■ Given exercise: Set down the material exactly as given, please, from its first line through the line that includes "ly.append(rl * math.sin(mid))".

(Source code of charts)
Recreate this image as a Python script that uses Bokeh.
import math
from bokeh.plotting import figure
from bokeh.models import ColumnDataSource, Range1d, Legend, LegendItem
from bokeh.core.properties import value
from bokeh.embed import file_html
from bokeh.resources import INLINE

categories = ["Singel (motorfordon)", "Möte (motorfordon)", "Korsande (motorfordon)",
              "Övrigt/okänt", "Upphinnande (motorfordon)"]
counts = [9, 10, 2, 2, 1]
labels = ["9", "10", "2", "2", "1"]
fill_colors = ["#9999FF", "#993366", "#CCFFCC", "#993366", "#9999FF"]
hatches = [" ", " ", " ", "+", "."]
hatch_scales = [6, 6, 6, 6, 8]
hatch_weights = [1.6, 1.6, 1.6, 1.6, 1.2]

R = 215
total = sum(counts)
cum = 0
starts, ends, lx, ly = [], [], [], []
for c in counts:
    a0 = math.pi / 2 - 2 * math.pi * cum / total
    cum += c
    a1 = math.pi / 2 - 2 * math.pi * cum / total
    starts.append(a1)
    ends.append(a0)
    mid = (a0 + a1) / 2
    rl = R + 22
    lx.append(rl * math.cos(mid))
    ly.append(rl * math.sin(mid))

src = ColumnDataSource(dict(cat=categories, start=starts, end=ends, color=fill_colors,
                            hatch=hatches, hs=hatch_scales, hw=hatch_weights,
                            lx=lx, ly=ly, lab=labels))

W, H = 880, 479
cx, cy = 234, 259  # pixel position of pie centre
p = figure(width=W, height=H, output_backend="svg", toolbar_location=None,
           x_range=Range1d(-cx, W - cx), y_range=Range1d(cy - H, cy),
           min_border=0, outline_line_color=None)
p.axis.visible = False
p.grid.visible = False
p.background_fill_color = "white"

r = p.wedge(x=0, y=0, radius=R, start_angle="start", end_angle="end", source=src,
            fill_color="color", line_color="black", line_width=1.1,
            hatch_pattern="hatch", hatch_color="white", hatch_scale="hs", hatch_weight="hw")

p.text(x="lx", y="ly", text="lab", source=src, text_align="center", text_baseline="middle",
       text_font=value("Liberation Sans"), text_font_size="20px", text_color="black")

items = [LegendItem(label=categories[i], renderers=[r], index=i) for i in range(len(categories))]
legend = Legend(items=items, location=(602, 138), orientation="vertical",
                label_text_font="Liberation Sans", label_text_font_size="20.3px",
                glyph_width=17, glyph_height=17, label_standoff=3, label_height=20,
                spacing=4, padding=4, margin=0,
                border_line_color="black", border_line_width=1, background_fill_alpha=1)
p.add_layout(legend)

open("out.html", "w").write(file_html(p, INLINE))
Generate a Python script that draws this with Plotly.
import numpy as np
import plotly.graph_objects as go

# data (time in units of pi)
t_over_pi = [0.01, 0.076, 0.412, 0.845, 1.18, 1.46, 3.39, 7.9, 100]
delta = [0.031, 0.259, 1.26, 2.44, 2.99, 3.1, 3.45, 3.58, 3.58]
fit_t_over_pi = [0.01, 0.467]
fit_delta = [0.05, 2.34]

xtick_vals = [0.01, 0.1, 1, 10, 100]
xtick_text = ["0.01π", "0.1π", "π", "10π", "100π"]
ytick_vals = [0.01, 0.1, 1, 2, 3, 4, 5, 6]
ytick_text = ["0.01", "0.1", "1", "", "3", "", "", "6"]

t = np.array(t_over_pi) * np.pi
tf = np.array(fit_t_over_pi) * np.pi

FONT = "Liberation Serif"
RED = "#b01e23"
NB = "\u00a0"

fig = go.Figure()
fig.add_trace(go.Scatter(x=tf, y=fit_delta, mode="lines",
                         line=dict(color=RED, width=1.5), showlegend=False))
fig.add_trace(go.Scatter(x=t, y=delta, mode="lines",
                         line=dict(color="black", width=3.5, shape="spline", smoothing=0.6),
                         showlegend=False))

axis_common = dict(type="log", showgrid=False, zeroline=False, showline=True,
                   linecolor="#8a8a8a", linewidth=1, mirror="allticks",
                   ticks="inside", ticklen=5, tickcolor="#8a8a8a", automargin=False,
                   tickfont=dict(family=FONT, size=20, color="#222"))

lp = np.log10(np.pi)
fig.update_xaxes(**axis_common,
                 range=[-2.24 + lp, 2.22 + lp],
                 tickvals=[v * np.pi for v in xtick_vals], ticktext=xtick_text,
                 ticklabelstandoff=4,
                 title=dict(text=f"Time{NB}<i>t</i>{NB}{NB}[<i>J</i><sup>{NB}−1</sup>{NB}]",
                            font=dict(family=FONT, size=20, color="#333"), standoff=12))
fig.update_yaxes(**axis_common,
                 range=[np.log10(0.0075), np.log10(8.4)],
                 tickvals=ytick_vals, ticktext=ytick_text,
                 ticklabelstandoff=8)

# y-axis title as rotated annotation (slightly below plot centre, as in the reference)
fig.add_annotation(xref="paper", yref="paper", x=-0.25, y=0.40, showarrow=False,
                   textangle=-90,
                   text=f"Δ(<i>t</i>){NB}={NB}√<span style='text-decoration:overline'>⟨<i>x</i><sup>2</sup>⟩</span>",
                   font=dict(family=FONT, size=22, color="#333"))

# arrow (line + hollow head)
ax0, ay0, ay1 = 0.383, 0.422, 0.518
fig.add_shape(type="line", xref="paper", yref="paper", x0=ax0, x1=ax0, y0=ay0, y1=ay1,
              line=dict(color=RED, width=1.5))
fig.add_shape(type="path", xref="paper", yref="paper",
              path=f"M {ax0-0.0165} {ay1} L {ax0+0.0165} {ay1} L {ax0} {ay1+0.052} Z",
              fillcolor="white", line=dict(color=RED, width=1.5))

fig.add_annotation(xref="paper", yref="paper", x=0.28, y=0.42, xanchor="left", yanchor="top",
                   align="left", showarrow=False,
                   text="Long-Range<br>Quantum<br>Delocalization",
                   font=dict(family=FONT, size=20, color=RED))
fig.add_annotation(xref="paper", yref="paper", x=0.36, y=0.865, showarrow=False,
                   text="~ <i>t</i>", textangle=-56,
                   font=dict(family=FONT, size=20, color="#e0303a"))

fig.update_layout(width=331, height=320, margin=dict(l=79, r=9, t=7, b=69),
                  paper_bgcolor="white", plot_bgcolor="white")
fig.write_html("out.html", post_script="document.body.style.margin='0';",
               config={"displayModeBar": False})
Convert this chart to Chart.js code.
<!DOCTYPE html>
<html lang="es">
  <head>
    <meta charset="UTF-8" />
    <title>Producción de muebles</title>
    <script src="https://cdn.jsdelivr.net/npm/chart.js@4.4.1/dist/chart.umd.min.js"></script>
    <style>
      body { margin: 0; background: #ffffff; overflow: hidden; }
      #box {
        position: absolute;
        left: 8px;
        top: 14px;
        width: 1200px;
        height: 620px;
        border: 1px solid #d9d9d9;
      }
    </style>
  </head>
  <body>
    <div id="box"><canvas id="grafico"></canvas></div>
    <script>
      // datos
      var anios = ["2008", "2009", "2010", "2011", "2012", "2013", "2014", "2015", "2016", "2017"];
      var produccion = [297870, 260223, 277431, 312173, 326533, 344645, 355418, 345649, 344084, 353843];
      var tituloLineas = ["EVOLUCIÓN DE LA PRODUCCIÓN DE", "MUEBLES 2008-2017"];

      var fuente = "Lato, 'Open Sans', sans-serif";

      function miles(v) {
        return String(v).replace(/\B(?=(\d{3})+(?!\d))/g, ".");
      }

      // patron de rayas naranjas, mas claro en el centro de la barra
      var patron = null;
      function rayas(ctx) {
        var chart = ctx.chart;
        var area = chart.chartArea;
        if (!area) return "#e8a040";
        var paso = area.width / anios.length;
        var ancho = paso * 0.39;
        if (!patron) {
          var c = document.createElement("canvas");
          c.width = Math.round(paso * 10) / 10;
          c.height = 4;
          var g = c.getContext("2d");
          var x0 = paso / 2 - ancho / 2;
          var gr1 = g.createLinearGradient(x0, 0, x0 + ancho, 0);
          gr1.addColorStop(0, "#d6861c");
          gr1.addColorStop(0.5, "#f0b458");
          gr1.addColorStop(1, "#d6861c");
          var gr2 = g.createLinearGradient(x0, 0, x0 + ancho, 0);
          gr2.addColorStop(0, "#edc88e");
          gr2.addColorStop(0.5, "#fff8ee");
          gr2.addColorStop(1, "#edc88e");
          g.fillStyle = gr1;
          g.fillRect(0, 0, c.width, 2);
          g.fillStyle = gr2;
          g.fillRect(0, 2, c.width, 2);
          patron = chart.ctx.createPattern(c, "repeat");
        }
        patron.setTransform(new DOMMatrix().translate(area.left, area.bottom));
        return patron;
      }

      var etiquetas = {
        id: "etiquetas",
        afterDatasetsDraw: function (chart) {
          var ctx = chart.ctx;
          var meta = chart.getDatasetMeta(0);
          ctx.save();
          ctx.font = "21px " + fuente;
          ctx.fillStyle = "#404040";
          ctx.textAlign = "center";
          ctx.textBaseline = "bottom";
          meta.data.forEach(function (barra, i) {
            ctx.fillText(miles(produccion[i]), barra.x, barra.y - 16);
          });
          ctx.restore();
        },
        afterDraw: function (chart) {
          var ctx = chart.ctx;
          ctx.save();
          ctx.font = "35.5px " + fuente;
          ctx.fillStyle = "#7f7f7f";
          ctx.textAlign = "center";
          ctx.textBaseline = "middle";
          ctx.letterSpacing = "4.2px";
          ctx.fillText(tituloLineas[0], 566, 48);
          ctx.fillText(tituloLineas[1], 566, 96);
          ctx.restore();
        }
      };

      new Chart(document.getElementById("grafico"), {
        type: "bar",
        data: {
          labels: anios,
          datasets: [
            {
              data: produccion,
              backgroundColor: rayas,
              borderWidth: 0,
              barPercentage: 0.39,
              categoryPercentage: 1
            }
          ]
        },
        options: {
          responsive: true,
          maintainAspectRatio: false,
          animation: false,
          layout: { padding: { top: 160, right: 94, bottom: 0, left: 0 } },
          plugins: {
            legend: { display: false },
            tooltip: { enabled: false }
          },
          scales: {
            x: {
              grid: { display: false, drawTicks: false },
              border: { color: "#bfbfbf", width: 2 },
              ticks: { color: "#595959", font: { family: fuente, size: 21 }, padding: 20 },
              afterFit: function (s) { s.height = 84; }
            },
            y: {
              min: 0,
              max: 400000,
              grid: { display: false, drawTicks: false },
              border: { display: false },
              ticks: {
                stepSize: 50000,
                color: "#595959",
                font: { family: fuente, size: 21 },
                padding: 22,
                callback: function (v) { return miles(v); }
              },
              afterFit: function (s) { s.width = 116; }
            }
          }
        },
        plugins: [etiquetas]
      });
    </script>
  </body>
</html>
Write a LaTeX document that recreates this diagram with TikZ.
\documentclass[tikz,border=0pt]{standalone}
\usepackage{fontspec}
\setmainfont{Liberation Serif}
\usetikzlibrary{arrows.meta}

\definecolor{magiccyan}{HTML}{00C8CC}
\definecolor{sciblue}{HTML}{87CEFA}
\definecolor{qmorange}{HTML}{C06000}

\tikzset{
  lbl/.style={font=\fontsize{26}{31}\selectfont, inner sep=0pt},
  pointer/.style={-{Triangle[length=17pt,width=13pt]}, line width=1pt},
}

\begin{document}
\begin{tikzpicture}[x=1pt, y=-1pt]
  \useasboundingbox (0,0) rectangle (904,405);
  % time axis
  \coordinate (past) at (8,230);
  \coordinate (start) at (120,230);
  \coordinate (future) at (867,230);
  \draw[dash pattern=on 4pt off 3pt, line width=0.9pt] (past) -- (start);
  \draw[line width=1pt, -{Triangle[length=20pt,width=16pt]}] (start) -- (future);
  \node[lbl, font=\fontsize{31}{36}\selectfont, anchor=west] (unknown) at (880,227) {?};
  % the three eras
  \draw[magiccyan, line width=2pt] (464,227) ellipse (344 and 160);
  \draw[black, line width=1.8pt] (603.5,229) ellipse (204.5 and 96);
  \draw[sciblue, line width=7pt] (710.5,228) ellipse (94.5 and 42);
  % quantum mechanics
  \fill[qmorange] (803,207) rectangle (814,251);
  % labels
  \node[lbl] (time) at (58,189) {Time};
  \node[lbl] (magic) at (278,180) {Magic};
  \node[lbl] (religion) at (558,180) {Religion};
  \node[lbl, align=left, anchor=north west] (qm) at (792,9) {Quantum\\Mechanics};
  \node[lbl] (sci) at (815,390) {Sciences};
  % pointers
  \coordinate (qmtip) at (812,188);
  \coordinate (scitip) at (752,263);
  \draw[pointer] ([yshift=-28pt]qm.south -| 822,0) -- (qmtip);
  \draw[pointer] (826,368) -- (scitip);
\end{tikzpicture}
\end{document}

■ Exercise result:
Recreate this image as a Python script that uses Bokeh.
import math
from bokeh.plotting import figure
from bokeh.models import ColumnDataSource, Range1d, Legend, LegendItem
from bokeh.core.properties import value
from bokeh.embed import file_html
from bokeh.resources import INLINE

categories = ["Singel (motorfordon)", "Möte (motorfordon)", "Korsande (motorfordon)",
              "Övrigt/okänt", "Upphinnande (motorfordon)"]
counts = [9, 10, 2, 2, 1]
labels = ["9", "10", "2", "2", "1"]
fill_colors = ["#9999FF", "#993366", "#CCFFCC", "#993366", "#9999FF"]
hatches = [" ", " ", " ", "+", "."]
hatch_scales = [6, 6, 6, 6, 8]
hatch_weights = [1.6, 1.6, 1.6, 1.6, 1.2]

R = 215
total = sum(counts)
cum = 0
starts, ends, lx, ly = [], [], [], []
for c in counts:
    a0 = math.pi / 2 - 2 * math.pi * cum / total
    cum += c
    a1 = math.pi / 2 - 2 * math.pi * cum / total
    starts.append(a1)
    ends.append(a0)
    mid = (a0 + a1) / 2
    rl = R + 22
    lx.append(rl * math.cos(mid))
    ly.append(rl * math.sin(mid))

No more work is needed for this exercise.